Jeder kennt diese kleine Stimme im Kopf, die mal leiser und mal lauter ist. Oft ist sie uns nur halb bewusst und ebenso oft sagt sie leider nicht nur freundliche Dinge – im Gegenteil. Sie klingt zum Beispiel so:

"Hast du's also wieder nicht geschafft..."

"Hättest du dich mal mehr angestrengt!"

"Verdammtes Vielfraß. So wird das nie was mit dem Abnehmen..."

"Was zur Hölle machst du da eigentlich wieder?"

Wie viel Macht die negative innere Stimme hat und wie so ein innerer Monolog abläuft, verdeutlichen diese beiden Frauen. Sie haben aufgeschrieben, was sie über ihr eigenes Aussehen denken: Mantras voller Abwertung. Und dadurch, dass sie sich die Sätze gegenseitig laut vorlesen, wird die Härte gegen sich selbst richtig deutlich:

"Die Leute hinter dir starren auf das Fett, das über deinen BH hängt."

"Du siehst auf Fotos so hässlich aus, dass ich sie mir nicht mal mehr angucken kann."

So voller Negativität, so degradierend und gnadenlos kritisch würden wir mit Menschen, die wir lieben, niemals im Leben reden. Warum dann mit uns selbst? Und woher kommt überhaupt diese garstige innere Stimme?

"Internalisierte Normen werden oft als innere Stimme erlebt. Diese basieren auf Werten die uns im Laufe der Sozialisation kommuniziert wurden", erklärt die Psychologie-Professorin und Buchautorin Astrid Schütz von der Uni Bamberg. "Dabei können sogenannte ideale Selbstbilder oder normative Selbstbilder eine Rolle spielen – wie wir sein möchten, oder wie wir glauben sein zu müssen."

Das hat bei weitem nicht nur mit dem eigenen Körper zu tun und kann auch heißen: Jemand, dessen innere Stimme ihn oder sie fürs rumliegen rügt, ist sehr wahrscheinlich damit großgeworden, dass fleißig, strebsam und leistungsstark zu sein besonders wichtig ist und ist dann wütend, dass er oder sie diesem Anspruch nicht genügt.

Genau diese Menschen sind es oft auch, die noch einen Zacken härter zu sich selbst sind als der Rest, berichtet die Professorin: "In der Tat fällt es gerade ehrgeizigen und erfolgreichen Menschen oft schwerer, mit sich selbst so großzügig zu sein wie mit anderen."

Dabei ist liebevolle Nachsicht mit sich wichtig für jeden Menschen.
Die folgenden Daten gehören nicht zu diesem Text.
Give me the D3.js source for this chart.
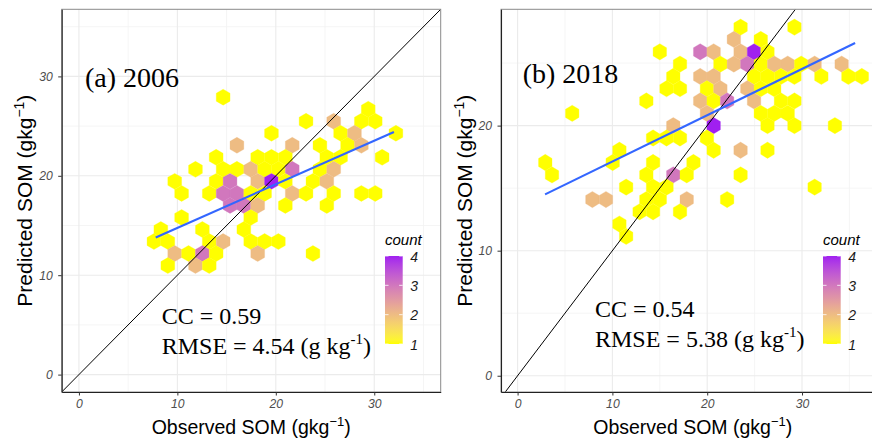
<!DOCTYPE html>
<html><head><meta charset="utf-8">
<script src="https://cdn.jsdelivr.net/npm/d3@7"></script>
<style>body{margin:0;background:#fff} svg{display:block}</style>
</head><body>
<svg id="chart" width="872" height="441"></svg>
<script>
// ---------------- data ----------------
const xTicks = [0, 10, 20, 30];
const xMinorTicks = [5, 15, 25, 35];
const aYTicks = [0, 10, 20, 30];
const aYMinorTicks = [5, 15, 25, 35];
const bYTicks = [0, 10, 20];
const bYMinorTicks = [5, 15, 25];
const countTicks = [1, 2, 3, 4];

// Panel (a) 2006 : hex-bin centres (observed, predicted) and counts
const aHexX = [
  14.65,
  29.39,
  23.07, 25.88, 28.69, 30.10,
  19.56, 26.58, 27.99, 32.20,
  16.05, 21.67, 24.48, 27.29, 28.69,
  13.94, 18.16, 19.56, 20.97, 25.18, 26.58, 30.80,
  11.84, 14.65, 16.05, 17.45, 18.86, 20.26, 21.67, 24.48, 25.88,
  9.73, 13.94, 15.35, 18.16, 19.56, 20.97, 23.77, 25.18,
  10.43, 13.24, 14.65, 16.05, 17.45, 18.86, 21.67, 23.07, 25.88, 28.69, 30.10,
  15.35, 16.75, 18.16, 20.97, 25.18,
  10.43, 17.45,
  8.32, 12.54, 16.75,
  7.62, 9.03, 13.24, 14.65, 17.45, 18.86, 20.26,
  9.73, 11.13, 12.54, 13.94, 18.16, 23.77,
  9.03, 11.84, 13.24
];
const aHexY = [
  27.91,
  26.70,
  25.49, 25.49, 25.49, 25.49,
  24.28, 24.28, 24.28, 24.28,
  23.07, 23.07, 23.07, 23.07, 23.07,
  21.86, 21.86, 21.86, 21.86, 21.86, 21.86, 21.86,
  20.65, 20.65, 20.65, 20.65, 20.65, 20.65, 20.65, 20.65, 20.65,
  19.44, 19.44, 19.44, 19.44, 19.44, 19.44, 19.44, 19.44,
  18.23, 18.23, 18.23, 18.23, 18.23, 18.23, 18.23, 18.23, 18.23, 18.23, 18.23,
  17.02, 17.02, 17.02, 17.02, 17.02,
  15.81, 15.81,
  14.60, 14.60, 14.60,
  13.39, 13.39, 13.39, 13.39, 13.39, 13.39, 13.39,
  12.18, 12.18, 12.18, 12.18, 12.18, 12.18,
  10.97, 10.97, 10.97
];
const aHexCount = [
  1,
  1,
  1, 2, 1, 1,
  1, 1, 2, 1,
  2, 2, 1, 1, 2,
  1, 1, 1, 1, 1, 1, 1,
  1, 1, 1, 2, 1, 1, 3, 1, 2,
  1, 1, 3, 2, 4, 1, 1, 2,
  1, 1, 3, 3, 1, 1, 2, 1, 1, 1, 1,
  3, 3, 2, 1, 1,
  1, 1,
  1, 1, 1,
  1, 1, 1, 2, 1, 1, 1,
  2, 1, 3, 1, 2, 1,
  1, 2, 1
];
const aFitX = [7.8, 32.0];
const aFitY = [13.8, 24.4];

// Panel (b) 2018
const bHexX = [
  23.52, 29.20,
  22.81, 25.65,
  15.00, 19.26, 20.68, 23.52, 24.94, 26.36,
  17.13, 21.39, 22.81, 24.23, 25.65, 27.07, 28.49, 29.91, 31.33, 34.18,
  16.42, 19.26, 20.68, 24.94, 26.36, 27.78, 29.20, 32.04, 34.89, 36.31,
  15.71, 17.13, 19.97, 21.39, 24.23, 25.65, 27.07,
  13.58, 19.26, 20.68, 22.10, 24.94, 27.78, 29.20,
  5.76, 19.97, 25.65, 27.07, 28.49,
  16.42, 20.68, 26.36, 29.20, 33.47,
  14.29, 15.71, 17.13, 19.97,
  10.74, 20.68, 23.52, 26.36,
  2.92, 10.03, 14.29, 18.55,
  3.63, 13.58, 16.42, 17.84, 23.52,
  11.45, 14.29, 15.71, 31.33,
  7.89, 9.32, 13.58, 15.00, 17.84, 22.10,
  12.87, 14.29, 17.13,
  10.74,
  11.45
];
const bHexY = [
  27.87, 27.87,
  26.89, 26.89,
  25.90, 25.90, 25.90, 25.90, 25.90, 25.90,
  24.92, 24.92, 24.92, 24.92, 24.92, 24.92, 24.92, 24.92, 24.92, 24.92,
  23.93, 23.93, 23.93, 23.93, 23.93, 23.93, 23.93, 23.93, 23.93, 23.93,
  22.95, 22.95, 22.95, 22.95, 22.95, 22.95, 22.95,
  21.97, 21.97, 21.97, 21.97, 21.97, 21.97, 21.97,
  20.98, 20.98, 20.98, 20.98, 20.98,
  20.00, 20.00, 20.00, 20.00, 20.00,
  19.01, 19.01, 19.01, 19.01,
  18.03, 18.03, 18.03, 18.03,
  17.05, 17.05, 17.05, 17.05,
  16.06, 16.06, 16.06, 16.06, 16.06,
  15.08, 15.08, 15.08, 15.08,
  14.09, 14.09, 14.09, 14.09, 14.09, 14.09,
  13.11, 13.11, 13.11,
  12.13,
  11.14
];
const bHexCount = [
  1, 1,
  2, 1,
  1, 3, 2, 2, 4, 1,
  1, 1, 2, 3, 1, 2, 2, 1, 2, 2,
  1, 2, 2, 1, 1, 1, 1, 1, 1, 1,
  1, 1, 1, 2, 2, 1, 1,
  1, 2, 1, 3, 2, 1, 1,
  1, 2, 1, 1, 1,
  2, 4, 1, 1, 1,
  1, 1, 1, 1,
  1, 1, 2, 1,
  1, 1, 1, 1,
  1, 1, 3, 1, 1,
  1, 1, 1, 1,
  2, 2, 1, 1, 2, 1,
  1, 1, 1,
  1,
  1
];
const bFitX = [2.9, 35.6];
const bFitY = [14.5, 26.6];

// ---------------- drawing ----------------
const SANS = "'Liberation Sans', Arial, sans-serif";
const SERIF = "'Liberation Serif', 'Times New Roman', serif";
const svg = d3.select('#chart');
const defs = svg.append('defs');
const countColor = d3.scaleLinear().domain([1, 4]).range(['#ffff00', '#a020f0']).interpolate(d3.interpolateLab);

function resolution(vals) {
  const u = Array.from(new Set(vals)).sort((p, q) => p - q);
  let r = Infinity;
  for (let i = 1; i < u.length; i++) { const d = u[i] - u[i - 1]; if (d > 0.05 && d < r) r = d; }
  return r;
}

function drawPanel(cfg) {
  const x = d3.scaleLinear().domain(cfg.xDomain).range([cfg.left, cfg.right]);
  const y = d3.scaleLinear().domain(cfg.yDomain).range([cfg.bottom, cfg.top]);
  const W = cfg.right - cfg.left, H = cfg.bottom - cfg.top;
  const g = svg.append('g');

  defs.append('clipPath').attr('id', 'clip' + cfg.id)
    .append('rect').attr('x', cfg.left).attr('y', cfg.top).attr('width', W).attr('height', H);

  g.append('rect').attr('x', cfg.left).attr('y', cfg.top).attr('width', W).attr('height', H).attr('fill', '#fff');

  // grid
  const grid = g.append('g');
  grid.selectAll('.vmin').data(xMinorTicks).join('line')
    .attr('x1', d => x(d)).attr('x2', d => x(d)).attr('y1', cfg.top).attr('y2', cfg.bottom)
    .attr('stroke', '#f2f2f2').attr('stroke-width', 0.8);
  grid.selectAll('.hmin').data(cfg.yMinor).join('line')
    .attr('y1', d => y(d)).attr('y2', d => y(d)).attr('x1', cfg.left).attr('x2', cfg.right)
    .attr('stroke', '#f2f2f2').attr('stroke-width', 0.8);
  grid.selectAll('.vmaj').data(xTicks).join('line')
    .attr('x1', d => x(d)).attr('x2', d => x(d)).attr('y1', cfg.top).attr('y2', cfg.bottom)
    .attr('stroke', '#ebebeb').attr('stroke-width', 1.1);
  grid.selectAll('.hmaj').data(cfg.yTicks).join('line')
    .attr('y1', d => y(d)).attr('y2', d => y(d)).attr('x1', cfg.left).attr('x2', cfg.right)
    .attr('stroke', '#ebebeb').attr('stroke-width', 1.1);

  // hexes
  const hx = resolution(cfg.hexX);
  const hy = resolution(cfg.hexY) / Math.sqrt(3) / 2 * 1.15;
  const offs = [[hx, hy], [0, 2 * hy], [-hx, hy], [-hx, -hy], [0, -2 * hy], [hx, -hy]];
  const cells = cfg.hexX.map((v, i) => ({ x: v, y: cfg.hexY[i], c: cfg.hexCount[i] }));
  const data = g.append('g').attr('clip-path', `url(#clip${cfg.id})`);
  data.selectAll('path.hex').data(cells).join('path')
    .attr('class', 'hex')
    .attr('d', d => 'M' + offs.map(o => [x(d.x + o[0]), y(d.y + o[1])].join(',')).join('L') + 'Z')
    .attr('fill', d => countColor(d.c))
    .attr('stroke', d => countColor(d.c)).attr('stroke-width', 0.3);

  // 1:1 line
  const lo = Math.max(cfg.xDomain[0], cfg.yDomain[0]), hi = Math.min(cfg.xDomain[1], cfg.yDomain[1]);
  data.append('line').attr('x1', x(lo)).attr('y1', y(lo)).attr('x2', x(hi)).attr('y2', y(hi))
    .attr('stroke', '#000').attr('stroke-width', 1);
  // fitted line
  data.append('path').datum(cfg.fitX.map((v, i) => [v, cfg.fitY[i]]))
    .attr('d', d3.line().x(d => x(d[0])).y(d => y(d[1])))
    .attr('stroke', '#3366ff').attr('stroke-width', 2.1).attr('fill', 'none');

  // border
  g.append('rect').attr('x', cfg.left).attr('y', cfg.top).attr('width', W).attr('height', H)
    .attr('fill', 'none').attr('stroke', '#8a8a8a').attr('stroke-width', 1);

  // axes
  const xa = g.append('g').attr('transform', `translate(0,${cfg.bottom})`)
    .call(d3.axisBottom(x).tickValues(xTicks).tickSize(3.5).tickSizeOuter(0).tickPadding(3.5));
  const ya = g.append('g').attr('transform', `translate(${cfg.left},0)`)
    .call(d3.axisLeft(y).tickValues(cfg.yTicks).tickSize(3.5).tickSizeOuter(0).tickPadding(5.5));
  [xa, ya].forEach(a => {
    a.select('.domain').attr('stroke', '#222').attr('stroke-width', 1.1);
    a.selectAll('.tick line').attr('stroke', '#333').attr('stroke-width', 1);
    a.selectAll('.tick text').attr('fill', '#4d4d4d').attr('font-family', SANS)
      .attr('font-size', 12.2).attr('font-style', 'italic');
  });

  // axis titles
  const xt = svg.append('text').attr('x', (cfg.left + cfg.right) / 2).attr('y', 434)
    .attr('text-anchor', 'middle').attr('font-family', SANS).attr('font-size', 19.5).attr('fill', '#000');
  xt.append('tspan').text('Observed SOM (gkg');
  xt.append('tspan').text('\u22121').attr('font-size', 13).attr('dy', -8);
  xt.append('tspan').text(')').attr('dy', 8);

  const yt = svg.append('text')
    .attr('transform', `translate(${cfg.yTitleX},${(cfg.top + cfg.bottom) / 2}) rotate(-90)`)
    .attr('text-anchor', 'middle').attr('font-family', SANS).attr('font-size', 21).attr('fill', '#000');
  yt.append('tspan').text('Predicted SOM (gkg');
  yt.append('tspan').text('\u22121').attr('font-size', 14).attr('dy', -8.5);
  yt.append('tspan').text(')').attr('dy', 8.5);

  // annotations
  svg.append('text').attr('x', cfg.label[0]).attr('y', cfg.label[1]).text(cfg.label[2])
    .attr('font-family', SERIF).attr('font-size', 28).attr('fill', '#000');
  svg.append('text').attr('x', cfg.cc[0]).attr('y', cfg.cc[1]).text(cfg.cc[2])
    .attr('font-family', SERIF).attr('font-size', 24).attr('fill', '#000');
  const rm = svg.append('text').attr('x', cfg.cc[0]).attr('y', cfg.rmse[1])
    .attr('font-family', SERIF).attr('font-size', 24).attr('fill', '#000');
  rm.append('tspan').text(cfg.rmse[0]);
  rm.append('tspan').text('-1').attr('font-size', 15).attr('dy', -10);
  rm.append('tspan').text(')').attr('dy', 10);

  // legend
  const lg = svg.append('g');
  const ls = d3.scaleLinear().domain([1, 4]).range([344, 256]);
  const gid = 'grad' + cfg.id;
  const grad = defs.append('linearGradient').attr('id', gid)
    .attr('x1', 0).attr('y1', 1).attr('x2', 0).attr('y2', 0);
  d3.range(0, 21).forEach(i => {
    grad.append('stop').attr('offset', i / 20).attr('stop-color', countColor(1 + 3 * i / 20));
  });
  const bw = 17.7;
  lg.append('text').attr('x', cfg.legX).attr('y', 244.5).text('count')
    .attr('font-family', SANS).attr('font-size', 15).attr('font-style', 'italic').attr('fill', '#000');
  lg.append('rect').attr('x', cfg.legX).attr('y', ls(4)).attr('width', bw).attr('height', ls(1) - ls(4))
    .attr('fill', `url(#${gid})`);
  lg.selectAll('line.lt').data(countTicks).join('line')
    .attr('x1', cfg.legX).attr('x2', cfg.legX + bw / 5).attr('y1', d => ls(d)).attr('y2', d => ls(d))
    .attr('stroke', '#fff').attr('stroke-width', 0.8);
  lg.selectAll('line.rt').data(countTicks).join('line')
    .attr('x1', cfg.legX + bw - bw / 5).attr('x2', cfg.legX + bw).attr('y1', d => ls(d)).attr('y2', d => ls(d))
    .attr('stroke', '#fff').attr('stroke-width', 0.8);
  lg.selectAll('text.lab').data(countTicks).join('text')
    .attr('x', cfg.legX + bw + 7.5).attr('y', d => ls(d) + 5.5).text(d => d)
    .attr('font-family', SANS).attr('font-size', 14).attr('font-style', 'italic').attr('fill', '#1a1a1a');
}

drawPanel({
  id: 'a', left: 61.7, right: 440.7, top: 9.3, bottom: 392,
  xDomain: [-1.75, 36.75], yDomain: [-1.75, 36.75],
  yTicks: aYTicks, yMinor: aYMinorTicks,
  hexX: aHexX, hexY: aHexY, hexCount: aHexCount, fitX: aFitX, fitY: aFitY,
  yTitleX: 32,
  label: [85, 86.5, '(a) 2006'],
  cc: [161.7, 324, 'CC = 0.59'],
  rmse: ['RMSE = 4.54 (g kg', 353.5],
  legX: 385
});
drawPanel({
  id: 'b', left: 501, right: 884.5, top: 9.3, bottom: 392,
  xDomain: [-1.75, 38.7], yDomain: [-1.3, 29.3],
  yTicks: bYTicks, yMinor: bYMinorTicks,
  hexX: bHexX, hexY: bHexY, hexCount: bHexCount, fitX: bFitX, fitY: bFitY,
  yTitleX: 472,
  label: [522.7, 83.3, '(b) 2018'],
  cc: [595, 317.3, 'CC = 0.54'],
  rmse: ['RMSE = 5.38 (g kg', 347.3],
  legX: 823
});
</script>
</body></html>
Warum, erklärt die Persönlichkeits-Psychologin folgendermaßen: "Positiver Umgang mit sich stärkt das Vertrauen in eigene Kompetenzen und hilft so, schwierige Situationen anzugehen. Nach Misserfolgen oder Enttäuschungen hilft es, handlungsfähig zu bleiben."

Denn niemand macht immer alles richtig, niemand ist immer stark und tapfer, niemand bringt dauerhaft 150 Prozent und niemand erreicht alle seine*ihre Ziele.

Okay. So weit, so logisch. Nur: Wie lässt sich die fiese innere Stimme effektiv abstellen?

Zuhören und hinterfragen

Wie so oft im Leben gibt es auch hierfür keine Standardlösung. Der erste Schritt kann sein, sich dieser negativen inneren Stimme überhaupt voll bewusst zu werden, aktiv zuzuhören und das Gehörte zu realisieren. Dann kann man im zweiten Schritt hinterfragen: Welche Normen habe ich da eigentlich verinnerlicht, woher genau kommen sie und sind das tatsächlich meine ureigenen Vorstellungen davon, wie ich sein sollte und will? Wer sich das klar gemacht hat, kann gezielt dagegen steuern.

"Eine gute Übung, die wir im Training oder Coaching einsetzen besteht darin, die Perspektive zu wechseln", erklärt Expertin Astrid Schütz. Dazu könne man sich eine Situation, in der man sehr kritisch mit sich selbst gewesen sei – beispielsweise nach einem Misserfolg – aus der Perspektive einer guten Freundin betrachten. Was würde sie sagen? Auf welche Ressourcen oder Optionen würde sie hinweisen?

Auf diese Weise baut man nach und nach ein freundlicheres, bewussteres Verhältnis zu sich auf. Das dauer zwar, aber es lohnt sich. Denn wenn du dich selbst nicht hemmungslos unterstützt – wer dann?